MESA, Ariz. – Brett Lawrie often is heard before he’s seen in the A’s clubhouse at Hohokam Stadium.
His locker is hidden behind a large wall, alongside some of Oakland’s other big-name newcomers, and out of view to those entering the spacious room.
But Lawrie usually is talking, and you know he’s near.
The A’s new third baseman rides a nonstop adrenaline rush -- always chirping, always moving. Even when he sits for an interview, his legs are bouncing up and down as if he’s chained to the chair and itching to break loose.
“He’s pretty much been that way,” said Lawrie’s father, Russ. “He’s never been a guy to sit down and watch a TV program. He’ll watch a bit of golf, but he put a putting green in his family room so he can putt while watching golf.”
When people talk about the 25-year-old British Columbia native, they always reference the wired personality and non-stop motor. But as Lawrie begins his A’s career after being acquired in November from Toronto, he hopes his production on the field dominates the conversation.
Lawrie was ranked the No. 1 prospect in the Pacific Coast League in 2011, but his three-plus seasons with the Blue Jays were marked by numerous injuries. Oblique strains were most problematic, and he missed 184 games total from 2012-14. The A’s aren’t looking for him to duplicate the numbers of All-Star Josh Donaldson, the player they shipped to Toronto for Lawrie and three others. But they believe Lawrie will make an impact if he can stay healthy.
Lawrie is hopeful that getting away from the artificial turf of Toronto’s Rogers Center will help, but he’s also being proactive in trying to maintain his body. He’s incorporated acupuncture sessions into his spring training routine as part of that effort.
“I’m trying to take care of my business and what I need to do,” Lawrie said. “My approach in spring training, and this year, is a lot different than what done I’ve done in the past because what I’ve done in the past isn’t working. I’m trying to take a step back and try to become a better professional.”

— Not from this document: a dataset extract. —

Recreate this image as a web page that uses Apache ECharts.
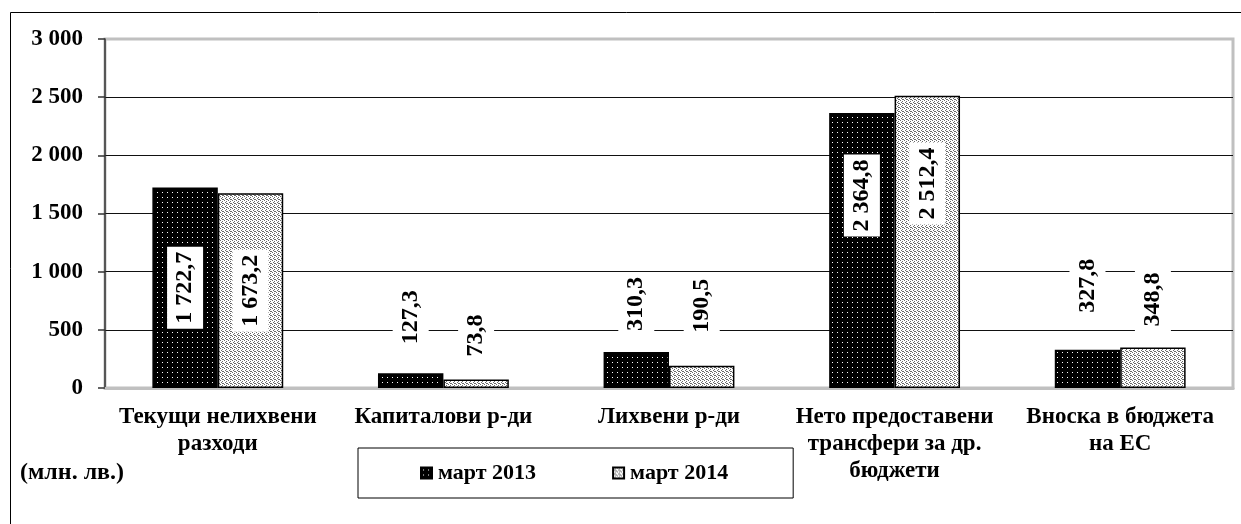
<!DOCTYPE html>
<html>
<head>
<meta charset="utf-8">
<script src="https://cdn.jsdelivr.net/npm/echarts@6/dist/echarts.min.js"></script>
<style>
html,body{margin:0;padding:0;background:#fff;}
#c{width:1241px;height:524px;}
</style>
</head>
<body>
<div id="c"></div>
<script>
const categories = ['Текущи нелихвени\nразходи', 'Капиталови р-ди', 'Лихвени р-ди', 'Нето предоставени\nтрансфери за др.\nбюджети', 'Вноска в бюджета\nна ЕС'];
const seriesNames = ['март 2013', 'март 2014'];
const values2013 = [1722.7, 127.3, 310.3, 2364.8, 327.8];
const values2014 = [1673.2, 73.8, 190.5, 2512.4, 348.8];
const yTicks = [0, 500, 1000, 1500, 2000, 2500, 3000];
const unitText = '(млн. лв.)';

// label placement styling (as in the reference: manual placement)
const labelPlace = ['inside', 'top', 'top', 'upper', 'top'];
const labelGap2013 = [0, 24, 16, 0, 32];
const labelGap2014 = [0, 18, 28, 0, 16];

const FONT = "'Liberation Serif', 'Times New Roman', serif";

function makePattern(bg, fg, w, h, pts) {
  const c = document.createElement('canvas');
  c.width = w; c.height = h;
  const ctx = c.getContext('2d');
  ctx.fillStyle = bg; ctx.fillRect(0, 0, w, h);
  ctx.fillStyle = fg;
  pts.forEach(p => ctx.fillRect(p[0], p[1], 1, 1));
  return c;
}
const darkPat = { image: makePattern('#000', '#fff', 5, 5, [[2, 2]]), repeat: 'repeat' };
const lightPat = { image: makePattern('#fff', '#6a6a6a', 4, 4, [[0, 0], [2, 1], [1, 2], [3, 3], [2, 3]]), repeat: 'repeat' };

function fmt(v) {
  const s = v.toFixed(1).split('.');
  const int = s[0].replace(/\B(?=(\d{3})+(?!\d))/g, ' ');
  return int + ',' + s[1];
}
function fmtInt(v) {
  return String(v).replace(/\B(?=(\d{3})+(?!\d))/g, ' ');
}

function buildData(vals, gaps) {
  return vals.map((v, i) => {
    const pl = labelPlace[i];
    let label;
    if (pl === 'inside') {
      label = { position: 'inside', rotate: 90, align: 'center', verticalAlign: 'middle' };
    } else if (pl === 'upper') {
      label = { position: ['50%', '30%'], rotate: 90, align: 'center', verticalAlign: 'middle' };
    } else {
      label = { position: 'top', rotate: 90, align: 'left', verticalAlign: 'middle', distance: gaps[i] };
    }
    return { value: v, label: label };
  });
}

const labelStyle = {
  show: true,
  formatter: p => fmt(p.value),
  fontFamily: FONT,
  fontWeight: 'bold',
  fontSize: 24,
  color: '#000',
  backgroundColor: '#fff',
  padding: [7, 5, 5, 5]
};

const chart = echarts.init(document.getElementById('c'), null, { renderer: 'canvas' });
chart.setOption({
  animation: false,
  backgroundColor: '#fff',
  grid: {
    left: 105, right: 8, top: 39, bottom: 136,
    show: true, borderColor: '#c0c0c0', borderWidth: 3, backgroundColor: 'transparent'
  },
  xAxis: {
    type: 'category',
    data: categories,
    axisLine: { show: true, lineStyle: { color: '#c0c0c0', width: 3 } },
    axisTick: { show: false },
    axisLabel: {
      interval: 0, margin: 16,
      fontFamily: FONT, fontWeight: 'bold', fontSize: 23, color: '#000', lineHeight: 27
    }
  },
  yAxis: {
    type: 'value',
    min: yTicks[0], max: yTicks[yTicks.length - 1], interval: 500,
    axisLine: { show: true, lineStyle: { color: '#333', width: 1.5 } },
    axisTick: { show: true, length: 7, lineStyle: { color: '#333', width: 1.5 } },
    axisLabel: {
      margin: 22,
      formatter: v => fmtInt(v),
      fontFamily: FONT, fontWeight: 'bold', fontSize: 23, color: '#000'
    },
    splitLine: { show: true, showMaxLine: false, lineStyle: { color: '#111', width: 1 } }
  },
  legend: {
    data: seriesNames,
    left: 358, top: 448,
    padding: [14, 65, 14, 62],
    itemGap: 76,
    itemWidth: 11, itemHeight: 11,
    icon: 'rect',
    borderColor: '#000', borderWidth: 1,
    textStyle: { fontFamily: FONT, fontWeight: 'bold', fontSize: 22, color: '#000', padding: [0, 0, 0, 1] }
  },
  series: [
    {
      name: seriesNames[0], type: 'bar',
      data: buildData(values2013, labelGap2013),
      barGap: '0%', barCategoryGap: '42%',
      itemStyle: { color: darkPat, borderColor: '#000', borderWidth: 1.5 },
      label: labelStyle,
      z: 3
    },
    {
      name: seriesNames[1], type: 'bar',
      data: buildData(values2014, labelGap2014),
      barGap: '0%', barCategoryGap: '42%',
      itemStyle: { color: lightPat, borderColor: '#000', borderWidth: 1.5 },
      label: labelStyle,
      z: 3
    }
  ],
  graphic: [
    {
      type: 'rect', silent: true, z: -1,
      shape: { x: 10.5, y: 12.5, width: 1400, height: 700 },
      style: { fill: 'none', stroke: '#000', lineWidth: 1 }
    },
    {
      type: 'text', left: 20, top: 461,
      style: { text: unitText, font: 'bold 24px ' + FONT, fill: '#000' }
    }
  ]
});
</script>
</body>
</html>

Lawrie made for quite the story when the Blue Jays called him up in 2011 at age 21 – a high-profile native Canadian playing for Canada’s only major league team. But Lawrie wasn’t even the most famous athlete in his own house growing up.

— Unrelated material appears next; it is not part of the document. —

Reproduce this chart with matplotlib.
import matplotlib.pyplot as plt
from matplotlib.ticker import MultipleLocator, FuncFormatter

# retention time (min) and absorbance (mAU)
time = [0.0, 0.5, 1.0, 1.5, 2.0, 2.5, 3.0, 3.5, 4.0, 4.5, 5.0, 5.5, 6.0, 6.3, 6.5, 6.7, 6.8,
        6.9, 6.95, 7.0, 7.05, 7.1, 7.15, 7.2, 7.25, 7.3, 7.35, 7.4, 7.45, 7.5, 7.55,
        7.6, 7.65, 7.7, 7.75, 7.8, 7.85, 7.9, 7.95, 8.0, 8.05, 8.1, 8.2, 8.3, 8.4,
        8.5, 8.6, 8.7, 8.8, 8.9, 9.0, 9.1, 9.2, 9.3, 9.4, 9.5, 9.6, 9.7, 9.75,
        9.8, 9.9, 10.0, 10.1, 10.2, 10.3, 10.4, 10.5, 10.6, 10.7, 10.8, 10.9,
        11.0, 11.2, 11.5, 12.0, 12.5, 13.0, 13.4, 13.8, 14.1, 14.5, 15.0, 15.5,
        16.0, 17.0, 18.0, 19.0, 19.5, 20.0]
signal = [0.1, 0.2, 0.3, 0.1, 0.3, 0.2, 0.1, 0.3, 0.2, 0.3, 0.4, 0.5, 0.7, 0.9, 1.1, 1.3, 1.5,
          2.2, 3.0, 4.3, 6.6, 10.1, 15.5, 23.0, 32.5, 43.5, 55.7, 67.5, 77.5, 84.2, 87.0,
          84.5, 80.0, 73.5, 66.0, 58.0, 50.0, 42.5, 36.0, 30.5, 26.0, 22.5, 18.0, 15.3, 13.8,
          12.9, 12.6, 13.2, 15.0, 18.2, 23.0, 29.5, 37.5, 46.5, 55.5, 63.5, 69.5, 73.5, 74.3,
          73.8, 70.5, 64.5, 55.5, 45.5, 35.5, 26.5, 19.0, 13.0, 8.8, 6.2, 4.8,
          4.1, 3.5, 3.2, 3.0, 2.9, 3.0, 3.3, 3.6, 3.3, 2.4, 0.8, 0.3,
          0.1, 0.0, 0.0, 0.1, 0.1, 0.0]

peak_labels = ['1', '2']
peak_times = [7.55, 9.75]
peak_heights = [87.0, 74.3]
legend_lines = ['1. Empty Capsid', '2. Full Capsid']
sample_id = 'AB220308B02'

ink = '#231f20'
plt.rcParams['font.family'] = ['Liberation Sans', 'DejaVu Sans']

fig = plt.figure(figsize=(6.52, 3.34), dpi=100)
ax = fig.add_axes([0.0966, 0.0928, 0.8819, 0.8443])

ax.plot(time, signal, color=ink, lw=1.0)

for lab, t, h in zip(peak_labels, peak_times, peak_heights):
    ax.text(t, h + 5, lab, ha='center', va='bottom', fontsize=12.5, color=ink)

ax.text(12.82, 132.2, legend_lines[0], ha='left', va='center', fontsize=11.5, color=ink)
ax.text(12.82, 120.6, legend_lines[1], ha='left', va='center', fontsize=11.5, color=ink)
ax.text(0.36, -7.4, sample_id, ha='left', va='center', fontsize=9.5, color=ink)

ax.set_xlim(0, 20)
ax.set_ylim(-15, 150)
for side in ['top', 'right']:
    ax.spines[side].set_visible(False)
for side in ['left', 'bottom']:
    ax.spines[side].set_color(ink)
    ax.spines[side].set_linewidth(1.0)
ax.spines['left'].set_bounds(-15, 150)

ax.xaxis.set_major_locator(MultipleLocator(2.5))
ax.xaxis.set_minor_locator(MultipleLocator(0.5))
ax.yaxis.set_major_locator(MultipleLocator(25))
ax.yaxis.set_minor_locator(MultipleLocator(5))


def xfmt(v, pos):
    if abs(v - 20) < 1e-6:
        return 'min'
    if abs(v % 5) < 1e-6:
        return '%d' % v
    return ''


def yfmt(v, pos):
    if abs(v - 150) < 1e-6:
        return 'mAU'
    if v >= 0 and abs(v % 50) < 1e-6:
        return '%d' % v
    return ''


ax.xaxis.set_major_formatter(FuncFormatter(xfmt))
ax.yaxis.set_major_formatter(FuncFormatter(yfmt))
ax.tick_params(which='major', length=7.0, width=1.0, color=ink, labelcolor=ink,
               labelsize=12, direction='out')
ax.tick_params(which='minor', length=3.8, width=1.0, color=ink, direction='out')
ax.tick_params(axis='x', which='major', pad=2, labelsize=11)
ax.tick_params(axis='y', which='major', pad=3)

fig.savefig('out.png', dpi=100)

His older sister, Danielle, was a stud softball pitcher who would go on to lead the University of Washington to a 2009 national championship. She played in the 2008 Beijing Olympics and is now a Pac-12 Network softball analyst after retiring from her professional playing career.
“The way my Dad did it, he never really separated the two of us,” Lawrie said. “So we competed against one another, whether that was who could jump and touch the roof, who could do more sit-ups, who could do more pushups.”

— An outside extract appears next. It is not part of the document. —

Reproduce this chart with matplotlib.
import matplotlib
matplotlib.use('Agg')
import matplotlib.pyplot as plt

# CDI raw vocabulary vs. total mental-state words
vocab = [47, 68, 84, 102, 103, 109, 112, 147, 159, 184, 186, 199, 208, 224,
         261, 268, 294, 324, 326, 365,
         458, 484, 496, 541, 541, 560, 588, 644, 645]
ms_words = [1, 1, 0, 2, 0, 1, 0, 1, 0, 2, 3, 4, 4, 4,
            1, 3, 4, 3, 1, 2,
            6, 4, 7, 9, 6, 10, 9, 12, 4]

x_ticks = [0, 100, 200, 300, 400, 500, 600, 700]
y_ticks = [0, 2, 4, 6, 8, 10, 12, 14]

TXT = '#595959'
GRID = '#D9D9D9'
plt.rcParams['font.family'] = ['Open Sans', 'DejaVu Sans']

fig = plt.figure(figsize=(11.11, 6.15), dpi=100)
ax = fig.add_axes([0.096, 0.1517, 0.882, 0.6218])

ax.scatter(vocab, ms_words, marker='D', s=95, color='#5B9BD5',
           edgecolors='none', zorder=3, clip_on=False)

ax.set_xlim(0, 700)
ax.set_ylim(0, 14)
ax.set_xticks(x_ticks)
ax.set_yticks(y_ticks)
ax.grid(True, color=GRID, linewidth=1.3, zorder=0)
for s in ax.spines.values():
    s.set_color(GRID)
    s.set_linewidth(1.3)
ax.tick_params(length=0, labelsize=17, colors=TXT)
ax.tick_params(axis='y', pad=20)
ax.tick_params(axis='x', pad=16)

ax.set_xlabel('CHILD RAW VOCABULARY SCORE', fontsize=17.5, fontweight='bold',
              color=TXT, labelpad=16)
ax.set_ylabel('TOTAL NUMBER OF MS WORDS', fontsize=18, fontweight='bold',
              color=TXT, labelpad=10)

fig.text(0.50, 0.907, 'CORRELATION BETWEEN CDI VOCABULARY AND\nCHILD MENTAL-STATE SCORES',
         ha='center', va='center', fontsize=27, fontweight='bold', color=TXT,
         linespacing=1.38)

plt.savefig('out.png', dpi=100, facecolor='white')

Russ Lawrie remembers coming home from work and seeing Brett and Danielle waiting on the front porch with baseball gear, hoping to go practice.
“They competed doing the dishes,” Russ said with a laugh. “Brett was always in the shadow of her. When Danielle was getting more publicity, Brett hadn’t come around yet. We always said, ‘Your time will come.’”
That competitiveness took root in Lawrie. There’s a YouTube clip of him diving over a dugout railing at Yankee Stadium in 2012 as he tried to catch a foul ball. In a game at the Rogers Center, he hurdled himself into a camera well going after another foul.
When he first arrived in the majors, his brashness could rub opponents the wrong way. Ironically, one of those moments came against the A’s in 2011. Lawrie hit a go-ahead grand slam off Craig Breslow in Toronto, then pumped his arm demonstratively rounding first base and slammed his helmet down in celebration when he reached the dugout.
Some A’s players thought it was a bit much. Second baseman Eric Sogard broke into a smile recently thinking back on that moment. He said players who show the passion that Lawrie does can get under someone’s skin until they become a teammate.
“It’s kind of like Donaldson,” Sogard said. “I played against Donaldson coming up through college and the minor leagues, and I couldn’t stand playing against him. He goes at it hard every single day and has his teammates’ back. We’re excited to have Brett over here.”
A’s manager Bob Melvin thinks fans also will notice a similarity between Lawrie and the man he’s replacing at third base.
“Our fans are gonna love him, once they get a load of him and how he goes about his business,” Melvin said.
The manager also recalled his first phone conversation with Lawrie after the trade. It wasn’t easy for Melvin to squeeze in a few sentences.
“If you do sit down and have a conversation with him, it tends to be a little one-sided at times because he’s real enthusiastic and real energetic,” Melvin said. “I like it.”